Like most adulterers, they are slaves to logistics; much of the novel’s action consists of hotel bookings, airport assignations, train rides, letters and missed landline calls. (“If Only” was first published in Norway in 2001 and seems to begin in the early 1990s, when secrecy was easier, communication slower.) Roland Barthes once wrote, “The lover’s fatal identity is precisely: I am the one who waits.” Ida waits for Arnold — to become available, get divorced, take her writing seriously, stop sleeping with his students. In the shorter term she waits in Oslo, Trondheim, Copenhagen and Agadir, Morocco, for a series of drunken trysts it seems she cannot refuse.

“If Only” is the fourth of Hjorth’s novels to be translated into English, all by Charlotte Barslund. Her fiction mixes overt political themes — “Long Live the Post Horn!” was about one woman’s campaign to save the Norwegian mail service from privatized competition — with intimate subject matter. “Will and Testament” caused controversy in Norway with its seemingly autofictional treatment of family secrets, including sexual abuse.

The story of Ida and Arnold is not so much about the revelation of secrets as it is about a strangely compulsive and repetitive desire to live openly and covertly at the same time.
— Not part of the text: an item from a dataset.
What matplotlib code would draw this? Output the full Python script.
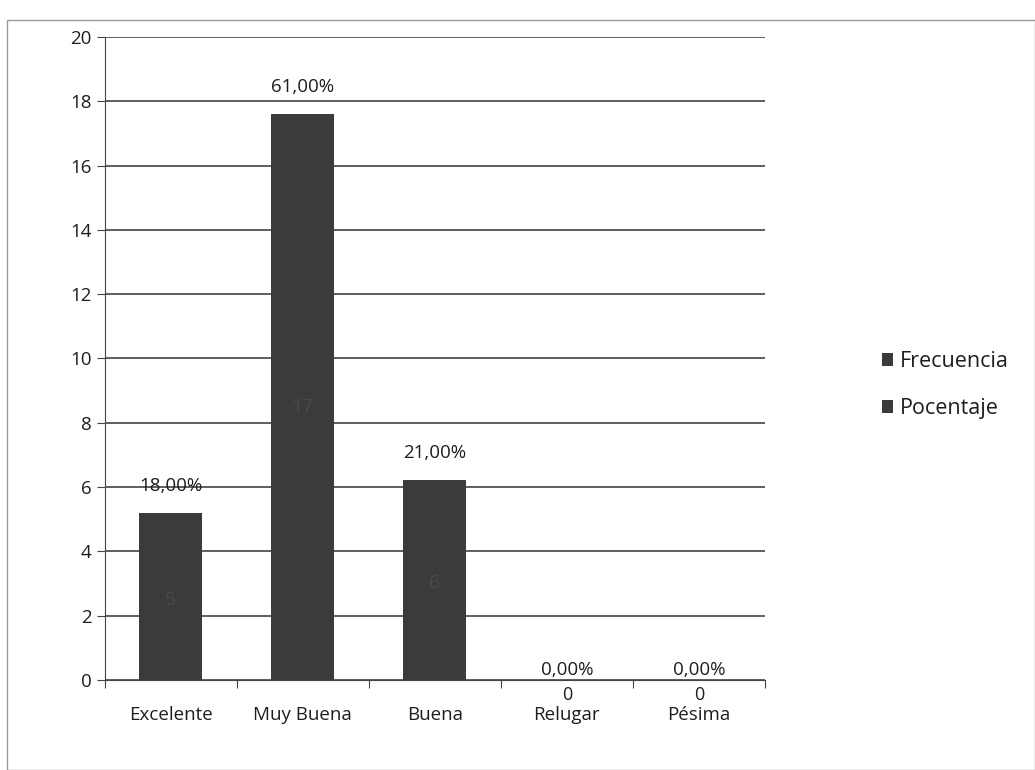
import matplotlib
matplotlib.use("Agg")
import matplotlib.pyplot as plt
from matplotlib.patches import Rectangle

categorias = ["Excelente", "Muy Buena", "Buena", "Relugar", "Pésima"]
frecuencia = [5, 17, 6, 0, 0]
porcentaje = [0.18, 0.61, 0.21, 0.0, 0.0]
etiquetas_pct = ["18,00%", "61,00%", "21,00%", "0,00%", "0,00%"]
yticks = [0, 2, 4, 6, 8, 10, 12, 14, 16, 18, 20]

plt.rcParams["font.family"] = ["Open Sans", "DejaVu Sans"]
BAR = "#3b3b3b"
TXT = "#1e1e1e"

fig = plt.figure(figsize=(10.35, 7.7), dpi=100)
fig.patches.append(Rectangle((0.007, 0.0), 0.993, 0.974, transform=fig.transFigure,
                             fill=False, ec="#9a9a9a", lw=1.0))
ax = fig.add_axes([0.101, 0.117, 0.638, 0.835])

x = range(len(categorias))
b1 = ax.bar(x, frecuencia, width=0.48, color=BAR, label="Frecuencia", zorder=3)
b2 = ax.bar(x, porcentaje, width=0.48, bottom=frecuencia, color=BAR,
            label="Pocentaje", zorder=3)

# etiquetas de frecuencia (dentro de la barra, casi invisibles)
for i, f in enumerate(frecuencia):
    if f > 0:
        ax.text(i, f / 2, str(f), ha="center", va="center", fontsize=14,
                color="#4a4a4a", zorder=4)
    else:
        ax.annotate(str(f), (i, 0), xytext=(0, -11), textcoords="offset points",
                    ha="center", va="center", fontsize=13, color=TXT)

# porcentajes: las barras vacías llevan la etiqueta pegada al eje
con_valor = [e if f > 0 else "" for e, f in zip(etiquetas_pct, frecuencia)]
sin_valor = [e if f == 0 else "" for e, f in zip(etiquetas_pct, frecuencia)]
ax.bar_label(b2, labels=con_valor, padding=13, fontsize=13.5, color=TXT)
ax.bar_label(b2, labels=sin_valor, padding=1, fontsize=13.5, color=TXT)

ax.set_xlim(-0.5, len(categorias) - 0.5)
ax.set_ylim(0, 20)
ax.set_yticks(yticks)
ax.yaxis.grid(True, color="#333333", lw=1.1, zorder=0)
ax.set_axisbelow(True)
for s in ("top", "right"):
    ax.spines[s].set_visible(False)
ax.spines["left"].set_color("#444444")
ax.spines["bottom"].set_color("#444444")
ax.tick_params(axis="y", length=6, color="#444444", labelsize=13.5, labelcolor=TXT)

ax.set_xticks([i - 0.5 for i in range(len(categorias) + 1)], minor=False)
ax.set_xticklabels([])
ax.tick_params(axis="x", length=6, color="#444444")
ax.set_xticks(list(x), minor=True)
ax.set_xticklabels(categorias, minor=True)
ax.tick_params(axis="x", which="minor", length=0, pad=19, labelsize=13.5, labelcolor=TXT)

fig.legend(handles=[b1, b2], loc="center left", bbox_to_anchor=(0.833, 0.5),
           frameon=False, fontsize=15.5, handlelength=0.55, handleheight=0.55,
           handletextpad=0.3, labelspacing=1.2, labelcolor=TXT)

fig.savefig("out.png")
To the extent of boring her friends and colleagues, Ida will not shut up about her infatuation with the scrawny, balding philanderer. But even after Ida’s divorce and Arnold’s separation from his wife, with domestic and child care arrangements settled and their relationship widely known, the lovers behave as if they are still in the first throes of an illicit and tormenting affair.

In places, “If Only” reminded me of certain autobiographical books by Annie Ernaux, or Catherine Millet’s memoir “The Sexual Life of Catherine M.” That is, pre-#MeToo narratives in which obvious misogyny and abuse — Arnold eventually turns violent — sit uneasily alongside female characters’ erotic pursuit of some fundamentally enlightening void, what Ida calls “the ringing bells of nothingness.”

As in Hjorth’s other novels, turbulent desire is all bound up too with creativity, in Ida’s case with her identity as a writer: assaulted, blurred and enabled by Arnold.

Among this novel’s abiding ambiguities is the fact that we do not know who its narrator is, this knowing entity who says things like “later in their story,” and “they are about to be proved horribly wrong,” as if it were all a comedy about pathetic mortals, viewed from above.